## Goal
All lines from the beginning of the listing through the line with "Chart.register(...registerables);" are to be copied word for word; the pictures are not.

-- Start of Exercise inputs --

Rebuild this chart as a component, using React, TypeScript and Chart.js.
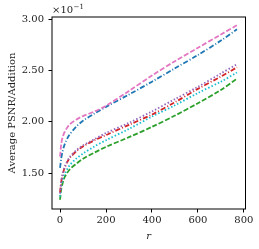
import React, { useEffect, useRef } from "react";
import { Chart, registerables } from "chart.js";

Chart.register(...registerables);

const rValues = [0, 5, 10, 20, 40, 70, 100, 150, 200, 300, 400, 500, 600, 700, 770];
const pinkSeries = [1.66, 1.78, 1.84, 1.9, 1.97, 2.02, 2.055, 2.1, 2.155, 2.3, 2.45, 2.59, 2.72, 2.85, 2.94];
const blueSeries = [1.55, 1.64, 1.7, 1.78, 1.87, 1.95, 2.01, 2.08, 2.145, 2.265, 2.39, 2.52, 2.65, 2.79, 2.9];
const purpleSeries = [1.3, 1.42, 1.48, 1.56, 1.65, 1.72, 1.77, 1.83, 1.89, 1.99, 2.1, 2.22, 2.34, 2.47, 2.56];
const redSeries = [1.31, 1.41, 1.47, 1.55, 1.64, 1.71, 1.76, 1.82, 1.87, 1.97, 2.07, 2.19, 2.32, 2.44, 2.53];
const cyanSeries = [1.27, 1.37, 1.42, 1.49, 1.57, 1.64, 1.69, 1.76, 1.82, 1.93, 2.05, 2.16, 2.28, 2.39, 2.48];
const greenSeries = [1.24, 1.34, 1.39, 1.46, 1.53, 1.59, 1.64, 1.7, 1.755, 1.85, 1.95, 2.06, 2.18, 2.31, 2.42];
const xTicks = [0, 200, 400, 600, 800];
const yTicks = [1.5, 2.0, 2.5, 3.0];

const FONT = "'DejaVu Serif', serif";

export default function App() {
  const ref = useRef<HTMLCanvasElement>(null);
  useEffect(() => {
    const toPts = (ys: number[]) => rValues.map((x, i) => ({ x, y: ys[i] }));
    const ds = (label: string, ys: number[], color: string, dash: number[]) => ({
      label,
      data: toPts(ys),
      borderColor: color,
      backgroundColor: color,
      borderWidth: 1.8,
      borderDash: dash,
      pointRadius: 0,
      tension: 0.3,
      fill: false,
    });
    const textPlugin = {
      id: "texts",
      afterDraw(chart: any) {
        const ctx = chart.ctx;
        const a = chart.chartArea;
        ctx.save();
        ctx.strokeStyle = "#000";
        ctx.lineWidth = 1;
        ctx.strokeRect(a.left, a.top, a.right - a.left, a.bottom - a.top);
        ctx.fillStyle = "#222";
        ctx.font = `10px ${FONT}`;
        ctx.textBaseline = "alphabetic";
        ctx.textAlign = "left";
        ctx.fillText("×10", a.left, 13);
        const w = ctx.measureText("×10").width;
        ctx.font = `7px ${FONT}`;
        ctx.fillText("−1", a.left + w + 0.5, 9);
        ctx.font = `italic 10px ${FONT}`;
        ctx.textAlign = "center";
        ctx.fillText("r", (a.left + a.right) / 2, 239);
        ctx.translate(15, (a.top + a.bottom) / 2);
        ctx.rotate(-Math.PI / 2);
        ctx.font = `10px ${FONT}`;
        ctx.fillText("Average PSNR/Addition", 0, 0);
        ctx.restore();
      },
    };
    const chart = new Chart(ref.current!, {
      type: "line",
      data: {
        datasets: [
          ds("pink", pinkSeries, "#e377c2", [5, 2]),
          ds("blue", blueSeries, "#1f77b4", [5, 2, 1, 2]),
          ds("purple", purpleSeries, "#9467bd", [1.5, 2]),
          ds("red", redSeries, "#d62728", [5, 2, 1, 2]),
          ds("cyan", cyanSeries, "#17becf", [1.5, 2]),
          ds("green", greenSeries, "#2ca02c", [5, 2]),
        ] as any,
      },
      options: {
        animation: false,
        responsive: false,
        maintainAspectRatio: false,
        layout: { padding: { left: 0, top: 17, right: 13.5, bottom: 0 } },
        plugins: { legend: { display: false }, tooltip: { enabled: false } },
        scales: {
          x: {
            type: "linear",
            min: -35,
            max: 807,
            afterFit(scale: any) {
              scale.height = 40;
            },
            afterBuildTicks(scale: any) {
              scale.ticks = xTicks.map((v) => ({ value: v }));
            },
            grid: { display: true, drawOnChartArea: false, drawTicks: true, tickLength: 3.5, color: "#000", tickColor: "#000" },
            border: { display: false },
            ticks: { color: "#222", font: { family: FONT, size: 10 }, padding: 2, maxRotation: 0, callback: (v: any) => String(v) },
          },
          y: {
            type: "linear",
            min: 1.15,
            max: 3.02,
            afterFit(scale: any) {
              scale.width = 52;
            },
            afterBuildTicks(scale: any) {
              scale.ticks = yTicks.map((v) => ({ value: v }));
            },
            grid: { display: true, drawOnChartArea: false, drawTicks: true, tickLength: 3.5, color: "#000", tickColor: "#000" },
            border: { display: false },
            ticks: { color: "#222", font: { family: FONT, size: 10 }, padding: 4.5, callback: (v: any) => Number(v).toFixed(2) },
          },
        },
      } as any,
      plugins: [textPlugin],
    });
    return () => chart.destroy();
  }, []);
  return (
    <div style={{ position: "fixed", left: 0, top: 0, width: 259, height: 249, background: "#fff" }}>
      <canvas ref={ref} width={259} height={249} style={{ width: 259, height: 249 }} />
    </div>
  );
}
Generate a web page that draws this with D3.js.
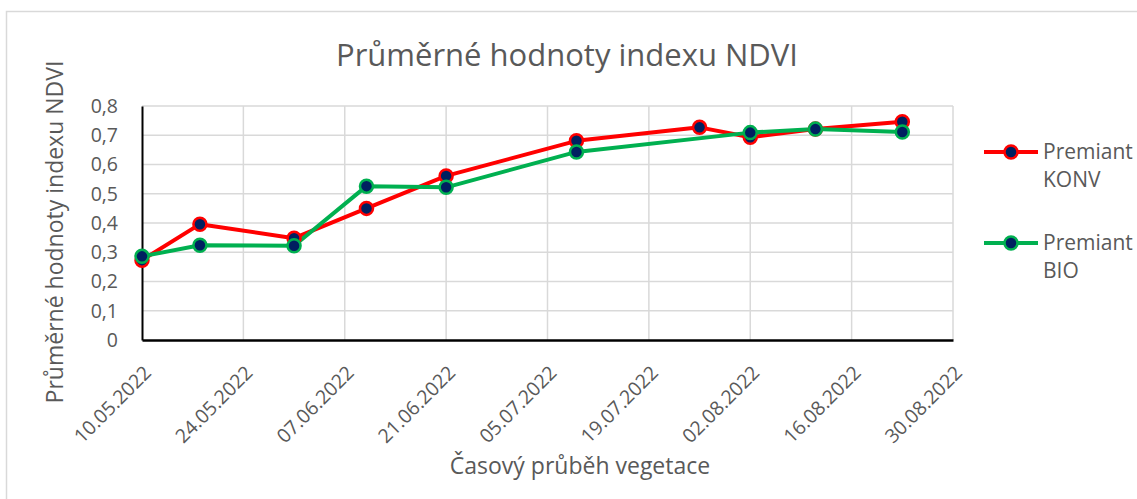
<!DOCTYPE html>
<html>
<head>
<meta charset="utf-8">
<script src="https://cdn.jsdelivr.net/npm/d3@7"></script>
<style>
  body { margin: 0; background: #fff; }
  svg { display: block; font-family: "Open Sans", sans-serif; }
</style>
</head>
<body>
<div id="app"></div>
<script>
// data
const konvDates = ['10.05.2022', '18.05.2022', '31.05.2022', '10.06.2022', '21.06.2022',
                   '09.07.2022', '26.07.2022', '02.08.2022', '11.08.2022', '23.08.2022'];
const konvValues = [0.273, 0.396, 0.348, 0.450, 0.561, 0.681, 0.727, 0.693, 0.721, 0.746];

const bioDates = ['10.05.2022', '18.05.2022', '31.05.2022', '10.06.2022', '21.06.2022',
                  '09.07.2022', '02.08.2022', '11.08.2022', '23.08.2022'];
const bioValues = [0.286, 0.324, 0.322, 0.526, 0.522, 0.643, 0.709, 0.721, 0.711];

const xTickLabels = ['10.05.2022', '24.05.2022', '07.06.2022', '21.06.2022', '05.07.2022',
                     '19.07.2022', '02.08.2022', '16.08.2022', '30.08.2022'];
const yTicks = [0, 0.1, 0.2, 0.3, 0.4, 0.5, 0.6, 0.7, 0.8];

const seriesNames = [['Premiant', 'KONV'], ['Premiant', 'BIO']];
const seriesColors = ['#ff0000', '#00b050'];

const width = 1137, height = 499;
const plotLeft = 142, plotRight = 953, plotTop = 106, plotBottom = 340;
const textColor = '#595959';
const gridColor = '#d9d9d9';

const parse = d3.utcParse('%d.%m.%Y');

const series = [
  konvDates.map((d, i) => ({ date: parse(d), value: konvValues[i] })),
  bioDates.map((d, i) => ({ date: parse(d), value: bioValues[i] }))
];

const xScale = d3.scaleUtc()
                 .domain([parse(xTickLabels[0]), parse(xTickLabels[xTickLabels.length - 1])])
                 .range([plotLeft, plotRight]);

const yScale = d3.scaleLinear()
                 .domain([0, 0.8])
                 .range([plotBottom, plotTop]);

const svg = d3.select('#app')
  .append('svg')
  .attr('width', width)
  .attr('height', height);

// outer chart border
svg.append('rect')
  .attr('x', 6.5).attr('y', 11.5)
  .attr('width', width + 10).attr('height', height + 10)
  .attr('fill', '#fff')
  .attr('stroke', gridColor)
  .attr('stroke-width', 1.5);

// title
svg.append('text')
  .attr('x', 567).attr('y', 66)
  .attr('text-anchor', 'middle')
  .attr('font-size', 31)
  .attr('fill', textColor)
  .text('Průměrné hodnoty indexu NDVI');

// horizontal grid
svg.append('g')
  .selectAll('line')
  .data(yTicks.slice(1))
  .enter()
  .append('line')
  .attr('x1', plotLeft).attr('x2', plotRight)
  .attr('y1', d => yScale(d)).attr('y2', d => yScale(d))
  .attr('stroke', gridColor)
  .attr('stroke-width', 1.5);

// vertical grid
svg.append('g')
  .selectAll('line')
  .data(xTickLabels.slice(1))
  .enter()
  .append('line')
  .attr('x1', d => xScale(parse(d))).attr('x2', d => xScale(parse(d)))
  .attr('y1', plotTop).attr('y2', plotBottom)
  .attr('stroke', gridColor)
  .attr('stroke-width', 1.5);

// y axis
const yAxis = svg.append('g')
  .attr('transform', `translate(${plotLeft},0)`)
  .call(d3.axisLeft(yScale)
          .tickValues(yTicks)
          .tickSize(0)
          .tickPadding(24)
          .tickFormat(d => d === 0 ? '0' : d3.format('.1f')(d).replace('.', ',')));
yAxis.select('.domain').attr('stroke', '#000').attr('stroke-width', 2);
yAxis.selectAll('text').attr('font-size', 19.5).attr('fill', textColor).attr('font-family', '"Open Sans", sans-serif');

// x axis
const xAxis = svg.append('g')
  .attr('transform', `translate(0,${plotBottom})`)
  .call(d3.axisBottom(xScale)
          .tickValues(xTickLabels.map(parse))
          .tickSize(0)
          .tickFormat(d3.utcFormat('%d.%m.%Y')));
xAxis.select('.domain').attr('stroke', '#000').attr('stroke-width', 2.5);
xAxis.selectAll('text')
  .attr('font-size', 19.5)
  .attr('fill', textColor)
  .attr('font-family', '"Open Sans", sans-serif')
  .attr('text-anchor', 'end')
  .attr('y', 0)
  .attr('dy', 0)
  .attr('transform', 'translate(10,34) rotate(-45)');

// axis titles
svg.append('text')
  .attr('x', 580).attr('y', 474)
  .attr('text-anchor', 'middle')
  .attr('font-size', 23)
  .attr('fill', textColor)
  .text('Časový průběh vegetace');

svg.append('text')
  .attr('transform', 'translate(63,232) rotate(-90)')
  .attr('text-anchor', 'middle')
  .attr('font-size', 23)
  .attr('fill', textColor)
  .text('Průměrné hodnoty indexu NDVI');

// lines and markers
const line = d3.line()
  .x(d => xScale(d.date))
  .y(d => yScale(d.value));

series.forEach((s, i) => {
  svg.append('path')
    .datum(s)
    .attr('d', line)
    .attr('fill', 'none')
    .attr('stroke', seriesColors[i])
    .attr('stroke-width', 4)
    .attr('stroke-linejoin', 'round');
});

series.forEach((s, i) => {
  svg.append('g')
    .selectAll('circle')
    .data(s)
    .enter()
    .append('circle')
    .attr('cx', d => xScale(d.date))
    .attr('cy', d => yScale(d.value))
    .attr('r', 6.5)
    .attr('fill', '#002060')
    .attr('stroke', seriesColors[i])
    .attr('stroke-width', 2.5);
});

// legend
const legend = svg.append('g');
seriesNames.forEach((name, i) => {
  const y = 152 + i * 91;
  legend.append('line')
    .attr('x1', 984).attr('x2', 1038)
    .attr('y1', y).attr('y2', y)
    .attr('stroke', seriesColors[i])
    .attr('stroke-width', 4);
  legend.append('circle')
    .attr('cx', 1011).attr('cy', y)
    .attr('r', 6.5)
    .attr('fill', '#002060')
    .attr('stroke', seriesColors[i])
    .attr('stroke-width', 2.5);
  legend.append('text')
    .attr('x', 1043).attr('y', y + 7)
    .attr('font-size', 21)
    .attr('fill', textColor)
    .text(name[0]);
  legend.append('text')
    .attr('x', 1043).attr('y', y + 35)
    .attr('font-size', 21)
    .attr('fill', textColor)
    .text(name[1]);
});
</script>
</body>
</html>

-- End of Exercise inputs --

## Task result
Rebuild this chart as a component, using React, TypeScript and Chart.js.
import React, { useEffect, useRef } from "react";
import { Chart, registerables } from "chart.js";

Chart.register(...registerables);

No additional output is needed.